1sunfight’s Weblog

October 13, 2008

Noah Webster Honored at Yale University

Filed under: Daily Observations,Uncategorized — Julie P @ 2:02 am
Tags: ,

One of the trivialities of American history that could get lost as time marches on was honored by Yale University. Yale University is honoring Noah Webster, father of the American dictionary.

To be honest, I do not know much about Noah Webster, especially why he choose to write a dictionary including his motives. I do know that after the American Revolution there was a period when the newly founded United States was looking to invent its own culture separate from its former mother country, the United Kingdom. I believe that defining our version of English was one of them and as it turns out I was correct in my assessment of that.

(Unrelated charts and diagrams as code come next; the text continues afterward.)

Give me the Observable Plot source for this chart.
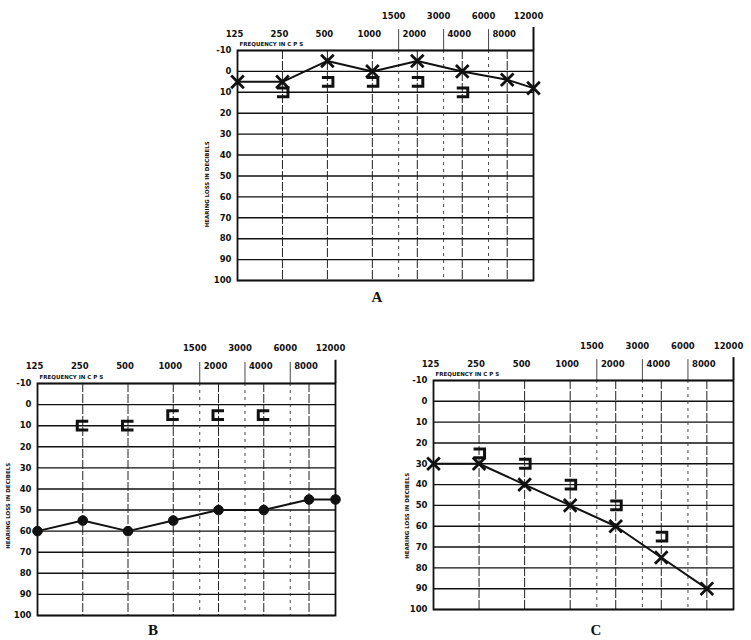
<!DOCTYPE html>
<html><head><meta charset="utf-8">
<script src="https://cdn.jsdelivr.net/npm/d3@7"></script>
<script src="https://cdn.jsdelivr.net/npm/@observablehq/plot@0.6"></script>
<style>
html,body{margin:0;padding:0;background:#fff;}
#page{position:relative;width:751px;height:640px;overflow:hidden;background:#fff;}
.panel{position:absolute;}
.panel svg{overflow:visible;}
.letter{position:absolute;font-family:"Liberation Serif",serif;font-weight:bold;font-size:15px;transform:translate(-50%,-50%);color:#111;}
</style></head><body><div id="page"></div>
<script>
// Shared axis values
const octaveFreqs = [125, 250, 500, 1000, 2000, 4000, 8000];
const halfFreqs = [1500, 3000, 6000];
const upperLabels = [1500, 3000, 6000, 12000];
const dbTicks = [-10, 0, 10, 20, 30, 40, 50, 60, 70, 80, 90, 100];
const freqTitle = "FREQUENCY IN C P S";
const lossTitle = "HEARING LOSS IN DECIBELS";

// Panel A
const freqA = [125, 250, 500, 1000, 2000, 4000, 8000, 12000];
const airA = [5, 5, -5, 0, -5, 0, 4, 8];
const boneFreqA = [250, 500, 1000, 2000, 4000];
const boneA = [10, 5, 5, 5, 10];

// Panel B
const freqB = [125, 250, 500, 1000, 2000, 4000, 8000, 12000];
const airB = [60, 55, 60, 55, 50, 50, 45, 45];
const boneFreqB = [250, 500, 1000, 2000, 4000];
const boneB = [10, 10, 5, 5, 5];

// Panel C
const freqC = [125, 250, 500, 1000, 2000, 4000, 8000];
const airC = [30, 30, 40, 50, 60, 75, 90];
const boneFreqC = [250, 500, 1000, 2000, 4000];
const boneC = [25, 30, 40, 50, 65];

// Custom bracket symbols
const bracketOpenLeft = {draw(ctx, size) {
  const r = Math.sqrt(size / Math.PI), w = r, h = r * 0.8;
  ctx.moveTo(-w, -h); ctx.lineTo(w, -h); ctx.lineTo(w, h); ctx.lineTo(-w, h);
}};
const bracketOpenRight = {draw(ctx, size) {
  const r = Math.sqrt(size / Math.PI), w = r, h = r * 0.8;
  ctx.moveTo(w, -h); ctx.lineTo(-w, -h); ctx.lineTo(-w, h); ctx.lineTo(w, h);
}};

function panel(cfg) {
  const air = cfg.freq.map((f, i) => ({f, v: cfg.air[i]}));
  const bone = cfg.boneFreq.map((f, i) => ({f, v: cfg.bone[i]}));
  const font = {fontWeight: "bold", fill: "#111"};
  return Plot.plot({
    width: cfg.width, height: cfg.height,
    marginLeft: cfg.ml, marginRight: cfg.mr, marginTop: cfg.mt, marginBottom: cfg.mb,
    x: {type: "log", domain: [125, 12000], axis: null},
    y: {domain: [-10, 100], reverse: true, axis: null},
    style: {fontFamily: "DejaVu Sans", background: "transparent", color: "#111"},
    marks: [
      Plot.ruleY(dbTicks, {stroke: "#111", strokeWidth: 1.4}),
      Plot.ruleX(octaveFreqs.slice(1), {stroke: "#222", strokeWidth: 1, strokeDasharray: "9,2"}),
      Plot.ruleX(halfFreqs, {stroke: "#333", strokeWidth: 0.9, strokeDasharray: "3,4"}),
      Plot.ruleX(halfFreqs, {y1: -10, y2: -20, stroke: "#333", strokeWidth: 0.9}),
      Plot.ruleX([12000], {y1: -10, y2: -21, stroke: "#111", strokeWidth: 2}),
      Plot.frame({stroke: "#111", strokeWidth: 1.8}),
      Plot.text(dbTicks, {frameAnchor: "left", y: d => d, text: d => String(d), dx: -6, textAnchor: "end", fontSize: 8.5, ...font}),
      Plot.text([lossTitle], {frameAnchor: "left", y: () => cfg.titleY, text: d => d, rotate: -90, textAnchor: "middle", dx: cfg.titleDx, fontSize: 5.5, ...font}),
      Plot.text(octaveFreqs, {x: d => d, y: () => -18, text: d => String(d), dx: -3, fontSize: 8.5, ...font}),
      Plot.text(upperLabels, {x: d => d, y: () => -26.5, text: d => String(d), dx: -5, fontSize: 8.5, ...font}),
      Plot.text([freqTitle], {frameAnchor: "top-left", dx: 2, dy: -8, text: d => d, textAnchor: "start", fontSize: 5.5, ...font}),
      Plot.line(air, {x: "f", y: "v", stroke: "#111", strokeWidth: 2}),
      cfg.airSymbol === "circle"
        ? Plot.dot(air, {x: "f", y: "v", symbol: "circle", r: 4.8, fill: "#111", stroke: "#111", strokeWidth: 1})
        : Plot.dot(air, {x: "f", y: "v", symbol: "times", r: 5.8, stroke: "#111", strokeWidth: 2.8}),
      Plot.dot(bone, {x: "f", y: "v", symbol: cfg.boneSymbol, r: 5.5, fill: "none", stroke: "#111", strokeWidth: 3})
    ]
  });
}

const page = document.getElementById("page");
function place(node, left, top) {
  const d = document.createElement("div");
  d.className = "panel"; d.style.left = left + "px"; d.style.top = top + "px";
  d.appendChild(node); page.appendChild(d);
}
function letter(t, x, y) {
  const d = document.createElement("div");
  d.className = "letter"; d.textContent = t; d.style.left = x + "px"; d.style.top = y + "px";
  page.appendChild(d);
}

place(panel({freq: freqA, air: airA, boneFreq: boneFreqA, bone: boneA, airSymbol: "times", boneSymbol: bracketOpenLeft,
  width: 350, height: 300, ml: 37, mr: 17, mt: 50, mb: 20, titleDx: -30, titleY: 54}), 200, 0);
place(panel({freq: freqB, air: airB, boneFreq: boneFreqB, bone: boneB, airSymbol: "circle", boneSymbol: bracketOpenRight,
  width: 350, height: 300, ml: 37, mr: 15, mt: 48, mb: 20, titleDx: -29, titleY: 48}), 0, 335);
place(panel({freq: freqC, air: airC, boneFreq: boneFreqC, bone: boneC, airSymbol: "times", boneSymbol: bracketOpenLeft,
  width: 356, height: 300, ml: 38, mr: 18, mt: 45, mb: 26, titleDx: -26, titleY: 55}), 395, 335);

letter("A", 377, 297);
letter("B", 153, 630);
letter("C", 596, 630);
</script>
</body></html>
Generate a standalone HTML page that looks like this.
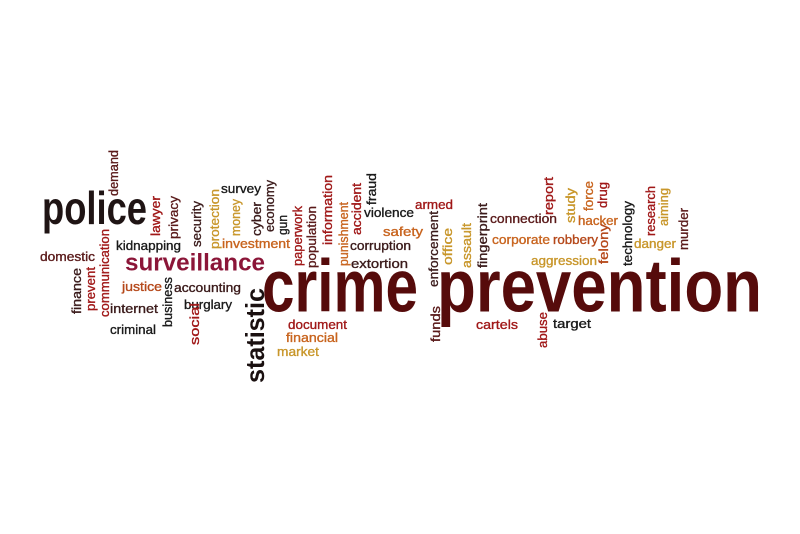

A teacher after the Revolutionary War, Webster believed that Americans should have their own textbooks rather than rely on English books.

Webster’s speller made it easier for children to learn English by spelling words more like they sounded. The French version of words like “centre” became “center,” and he dropped the British “u” in words like colour” and the redundant “k” in musick and other words.

Webster, born in what is now West Hartford, Connecticut, got his first glimpse of George Washington in 1775 when he and other Yale students serenaded the commander in chief on his way to Boston. Webster was later astounded when he heard all the languages spoken by the Continental Army.

“He was the shaper of our language and the shaper of American identity,” said Joshua Kendall, who is working on a biography about Webster. “Webster at last bonded us through our language.”

And now I know why Americans speak and write the we do.